Substance Over Loyalty: Why Americans Prefer Members of Their Own Political Party
Americans who identify with a political party care more about policy agreement than party loyalty when evaluating interpersonal relationships, according to a new study funded in part by Yale’s Institution for Social and Policy Studies (ISPS).
In a paper published online last month by The American Journal of Political Science, Gregory Huber, ISPS faculty fellow and chair of the Department of Political Science, and his colleagues show that partisans prefer people who agree with them on the substance of a policy even if that policy deviates from the party’s official or more widely held position. The authors estimate that policy agreement has at least twice as great an effect on people’s evaluations of others than party loyalty.
“There is an enduring debate among political scientists trying to figure out why people like members of their party more than members of the opposing party,” Huber said. “Is it because they prefer people who agree with them on policy issues? Or is it more about sharing a partisan identity? What happens if someone is disloyal to the party?”
In this study, the authors show that a partisan prefers a person they agree with even when they are being disloyal to the party they both identify with.

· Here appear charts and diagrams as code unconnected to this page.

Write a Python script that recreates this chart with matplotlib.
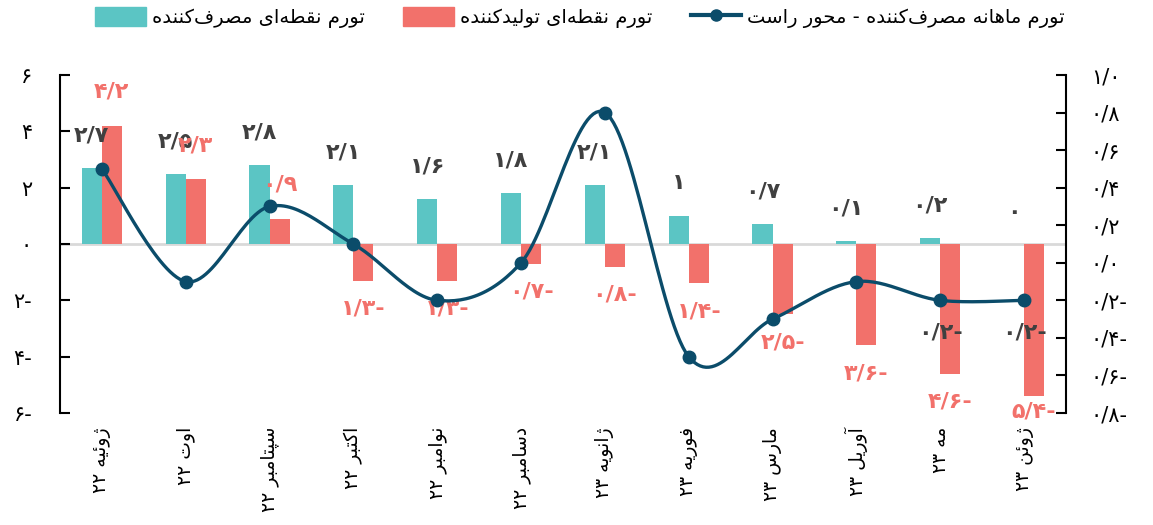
import numpy as np
import matplotlib
matplotlib.use('Agg')
import matplotlib.pyplot as plt
from matplotlib.patches import Patch
from matplotlib.lines import Line2D

months = ['ژوئیه ۲۲', 'اوت ۲۲', 'سپتامبر ۲۲', 'اکتبر ۲۲', 'نوامبر ۲۲', 'دسامبر ۲۲',
          'ژانویه ۲۳', 'فوریه ۲۳', 'مارس ۲۳', 'آوریل ۲۳', 'مه ۲۳', 'ژوئن ۲۳']
cpi_point = [2.7, 2.5, 2.8, 2.1, 1.6, 1.8, 2.1, 1.0, 0.7, 0.1, 0.2, 0.0]
ppi_point = [4.2, 2.3, 0.9, -1.3, -1.3, -0.7, -0.8, -1.4, -2.5, -3.6, -4.6, -5.4]
cpi_monthly = [0.5, -0.1, 0.3, 0.1, -0.2, 0.0, 0.8, -0.5, -0.3, -0.1, -0.2, -0.2]
left_ticks = [-6, -4, -2, 0, 2, 4, 6]
right_ticks = [-0.8, -0.6, -0.4, -0.2, 0.0, 0.2, 0.4, 0.6, 0.8, 1.0]
legend_labels = ['تورم نقطه‌ای مصرف‌کننده', 'تورم نقطه‌ای تولیدکننده',
                 'تورم ماهانه مصرف‌کننده - محور راست']

TEAL = '#5BC5C4'
SALMON = '#F2716B'
NAVY = '#0B4C6A'
DARK = '#404040'

# --- minimal arabic/persian shaping (no arabic_reshaper available) ---
FORMS = {
    'ا': ('\uFE8D', '\uFE8E', None, None), 'آ': ('\uFE81', '\uFE82', None, None),
    'ب': ('\uFE8F', '\uFE90', '\uFE91', '\uFE92'), 'ت': ('\uFE95', '\uFE96', '\uFE97', '\uFE98'),
    'ث': ('\uFE99', '\uFE9A', '\uFE9B', '\uFE9C'), 'ج': ('\uFE9D', '\uFE9E', '\uFE9F', '\uFEA0'),
    'ح': ('\uFEA1', '\uFEA2', '\uFEA3', '\uFEA4'), 'خ': ('\uFEA5', '\uFEA6', '\uFEA7', '\uFEA8'),
    'د': ('\uFEA9', '\uFEAA', None, None), 'ذ': ('\uFEAB', '\uFEAC', None, None),
    'ر': ('\uFEAD', '\uFEAE', None, None), 'ز': ('\uFEAF', '\uFEB0', None, None),
    'ژ': ('\uFB8A', '\uFB8B', None, None), 'و': ('\uFEED', '\uFEEE', None, None),
    'س': ('\uFEB1', '\uFEB2', '\uFEB3', '\uFEB4'), 'ش': ('\uFEB5', '\uFEB6', '\uFEB7', '\uFEB8'),
    'ص': ('\uFEB9', '\uFEBA', '\uFEBB', '\uFEBC'), 'ض': ('\uFEBD', '\uFEBE', '\uFEBF', '\uFEC0'),
    'ط': ('\uFEC1', '\uFEC2', '\uFEC3', '\uFEC4'), 'ظ': ('\uFEC5', '\uFEC6', '\uFEC7', '\uFEC8'),
    'ع': ('\uFEC9', '\uFECA', '\uFECB', '\uFECC'), 'غ': ('\uFECD', '\uFECE', '\uFECF', '\uFED0'),
    'ف': ('\uFED1', '\uFED2', '\uFED3', '\uFED4'), 'ق': ('\uFED5', '\uFED6', '\uFED7', '\uFED8'),
    'ل': ('\uFEDD', '\uFEDE', '\uFEDF', '\uFEE0'), 'م': ('\uFEE1', '\uFEE2', '\uFEE3', '\uFEE4'),
    'ن': ('\uFEE5', '\uFEE6', '\uFEE7', '\uFEE8'), 'ه': ('\uFEE9', '\uFEEA', '\uFEEB', '\uFEEC'),
    'ئ': ('\uFE89', '\uFE8A', '\uFE8B', '\uFE8C'), 'ی': ('\uFBFC', '\uFBFD', '\uFBFE', '\uFBFF'),
    'ک': ('\uFB8E', '\uFB8F', '\uFB90', '\uFB91'), 'گ': ('\uFB92', '\uFB93', '\uFB94', '\uFB95'),
    'پ': ('\uFB56', '\uFB57', '\uFB58', '\uFB59'), 'چ': ('\uFB7A', '\uFB7B', '\uFB7C', '\uFB7D'),
}
DIGITS = set('۰۱۲۳۴۵۶۷۸۹0123456789/')


def shape(text):
    out = []
    for i, ch in enumerate(text):
        if ch not in FORMS:
            if ch != '\u200c':
                out.append(ch)
            continue
        prev = text[i - 1] if i > 0 else ''
        nxt = text[i + 1] if i + 1 < len(text) else ''
        join_prev = prev in FORMS and FORMS[prev][2] is not None
        join_next = FORMS[ch][2] is not None and nxt in FORMS
        iso, fin, ini, med = FORMS[ch]
        if join_prev and join_next:
            out.append(med)
        elif join_prev:
            out.append(fin)
        elif join_next:
            out.append(ini)
        else:
            out.append(iso)
    # visual order: reverse, but keep digit runs left-to-right
    rev = ''.join(out)[::-1]
    res, run = [], ''
    for ch in rev:
        if ch in DIGITS:
            run += ch
        else:
            res.append(run[::-1])
            run = ''
            res.append(ch)
    res.append(run[::-1])
    return ''.join(res)


def fa(v, dec=None):
    s = ('%.' + str(dec) + 'f') % abs(v) if dec is not None else ('%g' % abs(round(v, 1)))
    s = s.translate(str.maketrans('0123456789.', '۰۱۲۳۴۵۶۷۸۹/'))
    return s + '-' if round(v, 3) < 0 else s


plt.rcParams['font.family'] = ['DejaVu Sans']

fig = plt.figure(figsize=(11.53, 5.25), dpi=100)
ax = fig.add_axes([0.052, 0.2133, 0.8725, 0.6438])
ax2 = ax.twinx()

x = np.arange(len(months))
w = 0.24
ax.bar(x - w / 2, cpi_point, w, color=TEAL, zorder=2)
ax.bar(x + w / 2, ppi_point, w, color=SALMON, zorder=2)
ax.axhline(0, color='#D9D9D9', lw=2, zorder=1)

for xi, v in zip(x, cpi_point):
    ax.text(xi - w / 2, v + 1.15, fa(v), ha='center', va='center', fontsize=16,
            fontweight='bold', color=DARK, zorder=3)
for xi, v in zip(x, ppi_point):
    yl = v + 1.2 if v >= 0 else max(v - 1.0, -5.95)
    ax.text(xi + w / 2, yl, fa(v), ha='center', va='center', fontsize=16,
            fontweight='bold', color=SALMON, zorder=3, clip_on=False)

ax.set_xlim(-0.5, len(months) - 0.5)
ax.set_ylim(-6, 6)
ax.set_yticks(left_ticks)
ax.set_yticklabels([fa(t) for t in left_ticks])
ax.set_xticks(x)
ax.set_xticklabels([shape(m) for m in months], rotation=90, va='top', ha='center',
                   fontsize=13.5)
ax.tick_params(axis='x', length=0, pad=10)
ax.tick_params(axis='y', direction='in', length=7, width=1.5, labelsize=15, pad=20)
for s in ['top', 'bottom', 'right']:
    ax.spines[s].set_visible(False)
ax.spines['left'].set_linewidth(1.5)

# smoothed line (catmull-rom through the points, like excel's smoothing)
ym = np.array(cpi_monthly)
pts_x = np.concatenate([[x[0]], x, [x[-1]]]).astype(float)
pts_y = np.concatenate([[ym[0]], ym, [ym[-1]]])
sx, sy = [], []
t = np.linspace(0, 1, 30)
for i in range(1, len(pts_x) - 2):
    p0, p1, p2, p3 = [np.array([pts_x[j], pts_y[j]]) for j in (i - 1, i, i + 1, i + 2)]
    c1 = p1 + (p2 - p0) / 6
    c2 = p2 - (p3 - p1) / 6
    b = ((1 - t) ** 3)[:, None] * p1 + (3 * (1 - t) ** 2 * t)[:, None] * c1 \
        + (3 * (1 - t) * t ** 2)[:, None] * c2 + (t ** 3)[:, None] * p2
    sx.extend(b[:, 0])
    sy.extend(b[:, 1])
ax2.plot(sx, sy, color=NAVY, lw=2.4, zorder=4)
ax2.plot(x, ym, 'o', color=NAVY, ms=9, zorder=5)
for xi, v in list(zip(x, ym))[-2:]:
    ax2.text(xi, v - 0.17, fa(v, 1), ha='center', va='center', fontsize=16,
             fontweight='bold', color=DARK, zorder=6)

ax2.set_ylim(-0.8, 1.0)
ax2.set_yticks(right_ticks)
ax2.set_yticklabels([fa(t, 1) for t in right_ticks], ha='left')
ax2.tick_params(axis='y', direction='in', length=7, width=1.5, labelsize=15, pad=18)
for s in ['top', 'bottom', 'left']:
    ax2.spines[s].set_visible(False)
ax2.spines['right'].set_linewidth(1.5)

handles = [Patch(color=TEAL), Patch(color=SALMON),
           Line2D([0], [0], color=NAVY, lw=3, marker='o', ms=8)]
fig.legend(handles, [shape(l) for l in legend_labels], loc='center', ncol=3,
           bbox_to_anchor=(0.503, 0.967), frameon=False, fontsize=14,
           handlelength=2.6, handleheight=1.1, handletextpad=0.3, columnspacing=2.0)

fig.savefig('out.png', dpi=100)
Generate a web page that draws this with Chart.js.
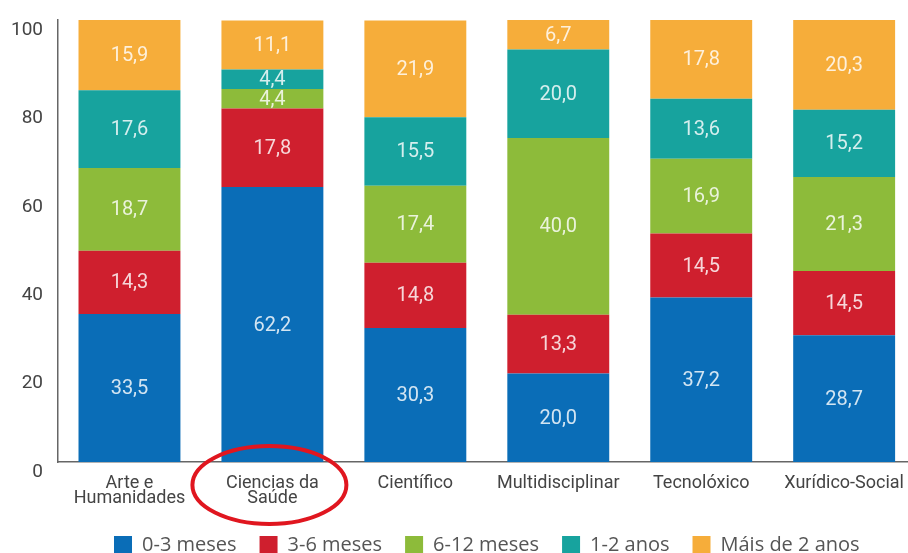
<!DOCTYPE html>
<html lang="gl">
<head>
  <meta charset="UTF-8" />
  <title>Tempo ata o primeiro emprego</title>
  <script src="https://cdn.jsdelivr.net/npm/chart.js"></script>
  <style>
    * { box-sizing: border-box; margin: 0; padding: 0; }
    html, body { width: 908px; height: 553px; overflow: hidden; background: #ffffff; }
    .wrap { position: relative; width: 918px; height: 553px; }
  </style>
</head>
<body>
  <div class="wrap">
    <canvas id="chart"></canvas>
  </div>

  <script>
    // Ramas de coñecemento
    const categories = [
      ['Arte e', 'Humanidades'],
      ['Ciencias da', 'Saúde'],
      'Científico',
      'Multidisciplinar',
      'Tecnolóxico',
      'Xurídico-Social'
    ];
    const seriesNames = ['0-3 meses', '3-6 meses', '6-12 meses', '1-2 anos', 'Máis de 2 anos'];
    const meses0a3   = [33.5, 62.2, 30.3, 20.0, 37.2, 28.7];
    const meses3a6   = [14.3, 17.8, 14.8, 13.3, 14.5, 14.5];
    const meses6a12  = [18.7, 4.4, 17.4, 40.0, 16.9, 21.3];
    const anos1a2    = [17.6, 4.4, 15.5, 20.0, 13.6, 15.2];
    const mais2anos  = [15.9, 11.1, 21.9, 6.7, 17.8, 20.3];
    const yTicks = [0, 20, 40, 60, 80, 100];
    const highlighted = 1; // categoría marcada co círculo vermello

    const colors = ['#0a6db7', '#cf1f2e', '#8dbb3a', '#17a39e', '#f6ad3a'];
    const seriesData = [meses0a3, meses3a6, meses6a12, anos1a2, mais2anos];

    // values written inside each segment
    const segmentLabels = {
      id: 'segmentLabels',
      afterDatasetsDraw(chart) {
        const ctx = chart.ctx;
        ctx.save();
        ctx.font = '20px Roboto, "DejaVu Sans", sans-serif';
        ctx.textAlign = 'center';
        ctx.textBaseline = 'middle';
        ctx.fillStyle = 'rgba(255,255,255,0.82)';
        chart.data.datasets.forEach((ds, i) => {
          chart.getDatasetMeta(i).data.forEach((bar, j) => {
            const mid = (bar.y + bar.base) / 2;
            ctx.fillText(ds.data[j].toFixed(1).replace('.', ','), bar.x, mid + 1);
          });
        });
        ctx.restore();
      }
    };

    // red ellipse around the highlighted category label
    const ringMark = {
      id: 'ringMark',
      afterDraw(chart) {
        const ctx = chart.ctx;
        const x = chart.scales.x.getPixelForValue(highlighted) - 3;
        const y = chart.chartArea.bottom + 23;
        ctx.save();
        ctx.strokeStyle = '#e0161f';
        ctx.lineWidth = 4;
        ctx.beginPath();
        ctx.ellipse(x, y, 77, 39, 0, 0, Math.PI * 2);
        ctx.stroke();
        ctx.restore();
      }
    };

    new Chart(document.getElementById('chart'), {
      type: 'bar',
      data: {
        labels: categories,
        datasets: seriesNames.map((name, i) => ({
          label: name,
          data: seriesData[i],
          backgroundColor: colors[i],
          borderWidth: 0,
          barPercentage: 0.713,
          categoryPercentage: 1.0
        }))
      },
      options: {
        responsive: true,
        maintainAspectRatio: false,
        animation: false,
        layout: { padding: { top: 20, right: 0, bottom: -12, left: 0 } },
        plugins: {
          tooltip: { enabled: false },
          legend: {
            position: 'bottom',
            fullSize: false,
            labels: {
              boxWidth: 18,
              boxHeight: 18,
              padding: 23,
              color: '#555',
              font: { family: '"Open Sans", sans-serif', size: 20 }
            }
          }
        },
        scales: {
          x: {
            stacked: true,
            grid: { display: false, drawTicks: false },
            border: { color: '#666', width: 1.5 },
            ticks: {
              color: '#444',
              padding: 14,
              maxRotation: 0,
              autoSkip: false,
              font: { family: 'Roboto, sans-serif', size: 18, lineHeight: 0.85 }
            },
            afterFit(axis) { axis.height = 50; }
          },
          y: {
            stacked: true,
            min: 0,
            max: 100,
            afterBuildTicks(axis) { axis.ticks = yTicks.map(v => ({ value: v })); },
            grid: { display: false, drawTicks: false },
            border: { color: '#666', width: 1.5 },
            ticks: {
              color: '#444',
              padding: 15,
              labelOffset: 10,
              font: { family: 'Roboto, sans-serif', size: 19 }
            },
            afterFit(axis) {
              axis.width = 58;
              axis.paddingTop = 0;
              axis.paddingBottom = 0;
            }
          }
        }
      },
      plugins: [segmentLabels, ringMark]
    });
  </script>
</body>
</html>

“For example, an anti-abortion Democrat would be more likely to like an anti-abortion Democrat, even though that person is being disloyal to the Democratic party’s position,” Huber said. “They are both being disloyal, and — for them — it is more important that they agree.”
Huber conducted and co-wrote the study with Lilla Orr, an assistant professor of data science and statistics at the University of Richmond and a former fellow with ISPS and the Center for the Study of American Politics, and Anthony Fowler, a professor in the Harris School of Public Policy at the University of Chicago.
The authors note how difficult it can be to tease apart the sources of affection among co-partisans, demonstrating through experimentation “that information about partisan identity influences beliefs about policy positions, and information about policy positions influences beliefs about identity and other policy positions.” To further disentangle these effects, they recommend “close engagement with theory, creative research designs, and honesty about what we can and cannot learn from different analyses.”
Huber considers the findings optimistic for efforts to reduce partisan animosity, compared with an alternative, lacking convincing evidence, in which partisan disagreement is rooted in an intractable sense of identity.
“If members of one party think of themselves as Americans but the other party is not, we have made political opponents into members of an out-group and othered them in ways that are not easily overcome,” Huber said. “But if the reason we disagree is just because we disagree about issues, I don’t think that should concern us as much. We disagree with people all the time. But based on these findings, at least we can consider us all Americans — that we are all in this together and need to find some commonality.”
He said disagreement can be healthy, so long as we disagree about issues without stigmatizing our opponents or disengaging in the political process.
“I don’t know if we should always agree,” Huber said. “If we always agree, we don’t need politics.”